### Task goal
Copy out every line exactly, passing over the pictures.

·····

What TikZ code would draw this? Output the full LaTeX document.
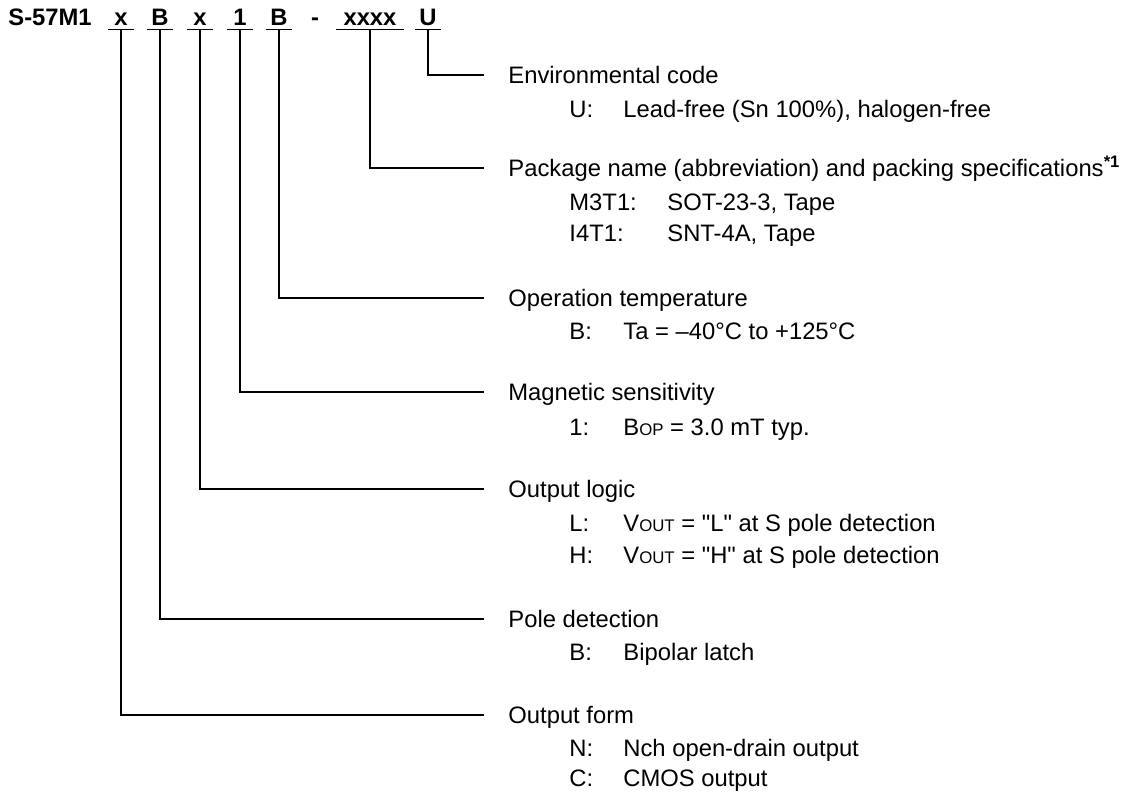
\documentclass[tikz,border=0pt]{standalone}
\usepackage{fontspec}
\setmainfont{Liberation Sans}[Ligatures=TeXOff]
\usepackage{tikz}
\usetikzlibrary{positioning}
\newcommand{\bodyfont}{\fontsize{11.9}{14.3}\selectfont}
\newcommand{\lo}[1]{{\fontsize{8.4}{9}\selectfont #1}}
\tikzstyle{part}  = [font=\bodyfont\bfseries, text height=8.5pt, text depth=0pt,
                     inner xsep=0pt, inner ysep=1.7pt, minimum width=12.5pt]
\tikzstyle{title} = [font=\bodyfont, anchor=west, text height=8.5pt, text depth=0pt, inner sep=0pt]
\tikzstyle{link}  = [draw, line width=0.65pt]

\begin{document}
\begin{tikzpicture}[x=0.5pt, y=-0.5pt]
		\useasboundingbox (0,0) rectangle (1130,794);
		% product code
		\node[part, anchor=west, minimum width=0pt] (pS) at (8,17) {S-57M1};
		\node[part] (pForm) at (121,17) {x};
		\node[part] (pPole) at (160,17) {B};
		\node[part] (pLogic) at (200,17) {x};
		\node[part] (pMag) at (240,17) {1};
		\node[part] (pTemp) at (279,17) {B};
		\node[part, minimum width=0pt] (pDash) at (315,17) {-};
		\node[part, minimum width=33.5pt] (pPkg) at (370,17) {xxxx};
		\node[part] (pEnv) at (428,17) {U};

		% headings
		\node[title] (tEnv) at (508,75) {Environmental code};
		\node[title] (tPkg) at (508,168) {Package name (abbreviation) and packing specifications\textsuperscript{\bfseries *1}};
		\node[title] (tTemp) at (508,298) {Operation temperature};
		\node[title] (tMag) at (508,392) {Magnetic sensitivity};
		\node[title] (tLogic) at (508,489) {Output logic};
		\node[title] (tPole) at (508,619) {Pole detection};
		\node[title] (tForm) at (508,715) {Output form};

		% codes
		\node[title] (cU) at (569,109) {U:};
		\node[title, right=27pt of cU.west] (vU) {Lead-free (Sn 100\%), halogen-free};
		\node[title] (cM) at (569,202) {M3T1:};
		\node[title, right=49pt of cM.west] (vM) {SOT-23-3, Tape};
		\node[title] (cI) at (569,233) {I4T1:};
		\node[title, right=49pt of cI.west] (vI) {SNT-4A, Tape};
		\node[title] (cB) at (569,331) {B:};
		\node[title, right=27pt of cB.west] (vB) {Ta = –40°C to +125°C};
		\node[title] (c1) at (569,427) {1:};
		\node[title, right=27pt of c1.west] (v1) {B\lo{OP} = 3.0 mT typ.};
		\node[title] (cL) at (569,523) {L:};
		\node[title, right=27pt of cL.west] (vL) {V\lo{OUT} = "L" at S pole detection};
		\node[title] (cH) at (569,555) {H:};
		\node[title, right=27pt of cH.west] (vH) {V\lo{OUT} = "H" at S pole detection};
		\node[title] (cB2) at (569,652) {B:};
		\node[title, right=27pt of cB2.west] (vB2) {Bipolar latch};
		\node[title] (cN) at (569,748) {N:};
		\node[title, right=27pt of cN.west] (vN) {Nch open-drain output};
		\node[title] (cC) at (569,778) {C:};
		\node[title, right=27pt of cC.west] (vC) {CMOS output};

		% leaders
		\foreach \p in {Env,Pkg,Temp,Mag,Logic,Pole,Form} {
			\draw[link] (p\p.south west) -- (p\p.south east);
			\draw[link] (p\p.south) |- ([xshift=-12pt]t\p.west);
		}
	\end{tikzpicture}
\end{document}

·····

### Exercise solution
What TikZ code would draw this? Output the full LaTeX document.
\documentclass[tikz,border=0pt]{standalone}
\usepackage{fontspec}
\setmainfont{Liberation Sans}[Ligatures=TeXOff]
\usepackage{tikz}
\usetikzlibrary{positioning}
\newcommand{\bodyfont}{\fontsize{11.9}{14.3}\selectfont}
\newcommand{\lo}[1]{{\fontsize{8.4}{9}\selectfont #1}}
\tikzstyle{part}  = [font=\bodyfont\bfseries, text height=8.5pt, text depth=0pt,
                     inner xsep=0pt, inner ysep=1.7pt, minimum width=12.5pt]
\tikzstyle{title} = [font=\bodyfont, anchor=west, text height=8.5pt, text depth=0pt, inner sep=0pt]
\tikzstyle{link}  = [draw, line width=0.65pt]

\begin{document}
\begin{tikzpicture}[x=0.5pt, y=-0.5pt]
		\useasboundingbox (0,0) rectangle (1130,794);
		% product code
		\node[part, anchor=west, minimum width=0pt] (pS) at (8,17) {S-57M1};
		\node[part] (pForm) at (121,17) {x};
		\node[part] (pPole) at (160,17) {B};
		\node[part] (pLogic) at (200,17) {x};
		\node[part] (pMag) at (240,17) {1};
		\node[part] (pTemp) at (279,17) {B};
		\node[part, minimum width=0pt] (pDash) at (315,17) {-};
		\node[part, minimum width=33.5pt] (pPkg) at (370,17) {xxxx};
		\node[part] (pEnv) at (428,17) {U};

		% headings
		\node[title] (tEnv) at (508,75) {Environmental code};
		\node[title] (tPkg) at (508,168) {Package name (abbreviation) and packing specifications\textsuperscript{\bfseries *1}};
		\node[title] (tTemp) at (508,298) {Operation temperature};
		\node[title] (tMag) at (508,392) {Magnetic sensitivity};
		\node[title] (tLogic) at (508,489) {Output logic};
		\node[title] (tPole) at (508,619) {Pole detection};
		\node[title] (tForm) at (508,715) {Output form};

		% codes
		\node[title] (cU) at (569,109) {U:};
		\node[title, right=27pt of cU.west] (vU) {Lead-free (Sn 100\%), halogen-free};
		\node[title] (cM) at (569,202) {M3T1:};
		\node[title, right=49pt of cM.west] (vM) {SOT-23-3, Tape};
		\node[title] (cI) at (569,233) {I4T1:};
		\node[title, right=49pt of cI.west] (vI) {SNT-4A, Tape};
		\node[title] (cB) at (569,331) {B:};
		\node[title, right=27pt of cB.west] (vB) {Ta = –40°C to +125°C};
		\node[title] (c1) at (569,427) {1:};
		\node[title, right=27pt of c1.west] (v1) {B\lo{OP} = 3.0 mT typ.};
		\node[title] (cL) at (569,523) {L:};
		\node[title, right=27pt of cL.west] (vL) {V\lo{OUT} = "L" at S pole detection};
		\node[title] (cH) at (569,555) {H:};
		\node[title, right=27pt of cH.west] (vH) {V\lo{OUT} = "H" at S pole detection};
		\node[title] (cB2) at (569,652) {B:};
		\node[title, right=27pt of cB2.west] (vB2) {Bipolar latch};
		\node[title] (cN) at (569,748) {N:};
		\node[title, right=27pt of cN.west] (vN) {Nch open-drain output};
		\node[title] (cC) at (569,778) {C:};
		\node[title, right=27pt of cC.west] (vC) {CMOS output};

		% leaders
		\foreach \p in {Env,Pkg,Temp,Mag,Logic,Pole,Form} {
			\draw[link] (p\p.south west) -- (p\p.south east);
			\draw[link] (p\p.south) |- ([xshift=-12pt]t\p.west);
		}
	\end{tikzpicture}
\end{document}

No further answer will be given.